Assuming it values up at 1.95m.......big assumption right there !!
Maximum loan extended would be 1,365 K.
Stamp duty will likely be around 75 to 80K.
Other closing costs in total will probably be around 20K.
Purchaser will need to stump up cash of (30% of 1.95m) + 100K = 685K.
Big questions you have to ask yourself.....how much is a small block (less than 1 acre) out in the sticks of Collinsville worth.
...and how much are 16 demountables fitted out worth.
2.0 Income
This is the area where the Banks are really turning the screws on.
The Banks won't particularly like that the previous Landlord has given away such an attractive term to the Tenant.

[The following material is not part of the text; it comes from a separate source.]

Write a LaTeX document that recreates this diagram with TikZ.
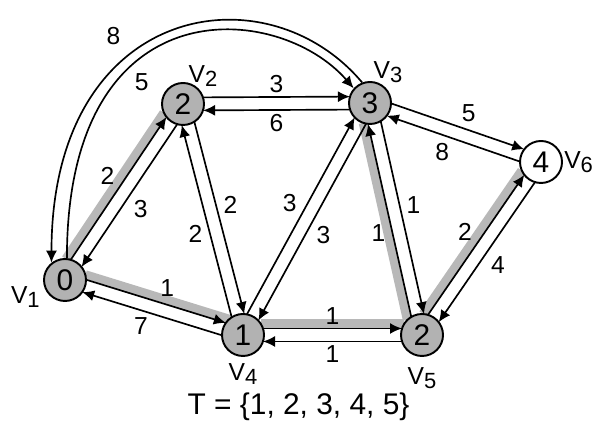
\documentclass[tikz,border=0pt]{standalone}
\usepackage{fontspec}
\setmainfont{Liberation Sans}
\usetikzlibrary{arrows.meta, positioning, calc, backgrounds}

\tikzset{
  vert/.style={circle,draw=black,line width=1.1pt,fill=black!30,minimum size=0.84cm,inner sep=0pt,font=\fontsize{17}{20}\selectfont},
  vertw/.style={vert,fill=white},
  vname/.style={inner sep=0pt,font=\fontsize{14}{16}\selectfont},
  wfont/.style={font=\fontsize{14}{16}\selectfont},
  wlbl/.style={wfont,midway,auto,inner sep=2pt},
  arr/.style={-{Latex[length=0.24cm,width=0.22cm]},line width=0.95pt,shorten <=0.40cm,shorten >=0.40cm},
  arcarr/.style={-{Latex[length=0.24cm,width=0.22cm]},line width=0.95pt},
  treeline/.style={line width=0.18cm,draw=black!28,shorten <=0.36cm,shorten >=0.36cm}
}
\newcommand{\vname}[1]{V\raisebox{-2.3pt}{\fontsize{12.5}{14}\selectfont #1}}
\newcommand{\eoff}{0.13cm}
\newcommand{\diredge}[3]{\draw[arr] ($(#1.center)!\eoff!90:(#2.center)$) -- ($(#2.center)!\eoff!-90:(#1.center)$) node[wlbl] {#3};}
\newcommand{\treeband}[2]{\draw[treeline] ($(#1.center)!0.22cm!90:(#2.center)$) -- ($(#2.center)!0.22cm!-90:(#1.center)$);}

\begin{document}
\begin{tikzpicture}
  \useasboundingbox (0,0) rectangle (11.9,8.44);

  %% vertices
  \node[vert] (v1) at (1.30,2.84) {0};
  \node[vert] (v2) at (3.66,6.36) {2};
  \node[vert] (v3) at (7.40,6.38) {3};
  \node[vertw] (v6) at (10.82,5.20) {4};
  \node[vert] (v4) at (4.86,1.74) {1};
  \node[vert] (v5) at (8.44,1.74) {2};

  %% vertex names
  \node[vname,left=0.06cm of v1,yshift=-0.34cm] (n1) {\vname{1}};
  \node[vname,above=-0.1cm of v2,xshift=0.4cm] (n2) {\vname{2}};
  \node[vname,above=-0.04cm of v3,xshift=0.36cm] (n3) {\vname{3}};
  \node[vname,right=0.02cm of v6] (n6) {\vname{6}};
  \node[vname,below=0.12cm of v4] (n4) {\vname{4}};
  \node[vname,below=0.2cm of v5] (n5) {\vname{5}};

  %% shortest-path tree
  \begin{scope}[on background layer]
    \treeband{v1}{v2}
    \treeband{v1}{v4}
    \treeband{v4}{v5}
    \treeband{v5}{v3}
    \treeband{v5}{v6}
  \end{scope}

  %% edges, both directions
  \diredge{v1}{v2}{2} \diredge{v2}{v1}{3}
  \diredge{v2}{v3}{3} \diredge{v3}{v2}{6}
  \diredge{v3}{v6}{5} \diredge{v6}{v3}{8}
  \diredge{v4}{v2}{2} \diredge{v2}{v4}{2}
  \diredge{v4}{v3}{3} \diredge{v3}{v4}{3}
  \diredge{v5}{v3}{1} \diredge{v3}{v5}{1}
  \diredge{v5}{v6}{2} \diredge{v6}{v5}{4}
  \diredge{v1}{v4}{1} \diredge{v4}{v1}{7}
  \diredge{v4}{v5}{1} \diredge{v5}{v4}{1}

  %% v1 <-> v3 over the top
  \draw[arcarr] (v3.111) .. controls +(130:3.0) and +(90:5.2) .. (v1.128)
      node[wfont,pos=0.6,xshift=-0.39cm,yshift=0.35cm] {8};
  \draw[arcarr] (v1.85) .. controls +(90:5.5) and +(131:2.3) .. (v3.138)
      node[wfont,pos=0.4,xshift=-0.09cm,yshift=-0.55cm] {5};

  \node[font=\fontsize{17}{20}\selectfont,anchor=base] (tset) at (5.97,0.14) {T = \{1, 2, 3, 4, 5\}};
\end{tikzpicture}
\end{document}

A 2+1+1+1+1+1 structure is very much in the favour of the Tenant. They done good negotiating that....it means they can bug out pretty much at any time and leave the Landlord high and dry. Further to that, they can demand, and reasonably expect to get, upgrades to both infrastructure and fit-outs within the 1 bed apartments.
The miners who used the facilities would be fairly harsh on brand new fridges / washers / bathrooms. I'm presuming all of the furniture you see is owned and being depreciated by the Landlord. The Tenants will no doubt help them along fairly quickly in depreciating the items. I think it's fair to assume that they will be more aggressive than that which the ATO allows the Landlord relief.
Gross Income = $ 6,000 * 52 = $ 312,000
It is unclear whether the Lease is for all 16 units, or whether they only pay for the units occupied at any one time. If it was the latter, that would kill the deal stone dead right there.
Outgoings (this is where a whole bunch of assumptions need to be made)
Shire Rates..............could range between $ 6K and $ 12K
Water Rates.............could range between $ 2K and $ 5K
Land Tax.................who knows.....say $ 4K....assuming only land in Qld
Insurances................these will be high....say $ 7K
PM fees....................all up probably 8%....say $ 25K
Maintenance.............cleaning / picking up cartons / cans / cigarette butts
Damage...................these boys can get really rough on equipment
All up outgoing costs say $ 70 K pa.
Nett Income of 312 K - 70 K = 242 K pa.
Interest costs of 1,365K * 8.3% pa = 114 K pa.
Therefore Nett Profit of 242 K - 114 K = 128 K pa.
3.0 Conclusion
IF the place is leased, the Purchaser can expect around 120 to 130 K pa or around $ 2,500 per week pouring into their pocket.
IF the place is empty, the Purchaser can expect around 180 to 190 K pa or around $ 3,500 per week ripping out of their pocket.
Therefore, breakeven tenancy amount appears to be about 10 out of the 16. If the place has more than 10 units rented, you're in front. Any less than 10, and you are going backwards.
Of course, if the mining compnay decides to pull the pin and you try and fill the place with locals, the quality of income will come waaaay down, and I'd also presume, having visited Collinsville, so will the rental rates obtained.
I think the Lease structure of 2+1+1+1+1+1 will be very off putting to both the Valuer and the Bank's credit dept.
An alternative to stumping up 685K of your own cash on this might be to take it and purchase outright something nice on a long 10 year Lease in the CBD of a major capital city earnign you probably 60K nett cash return. It would only be half of what the above property would do if fully leased, but the risks would be way less, and you wouldn't have 2m bucks tied up in some backward Qld country town.
Having visited distant relatives in Collinsville, I can say it isn't the @r$e end of the world, but you can see it from there.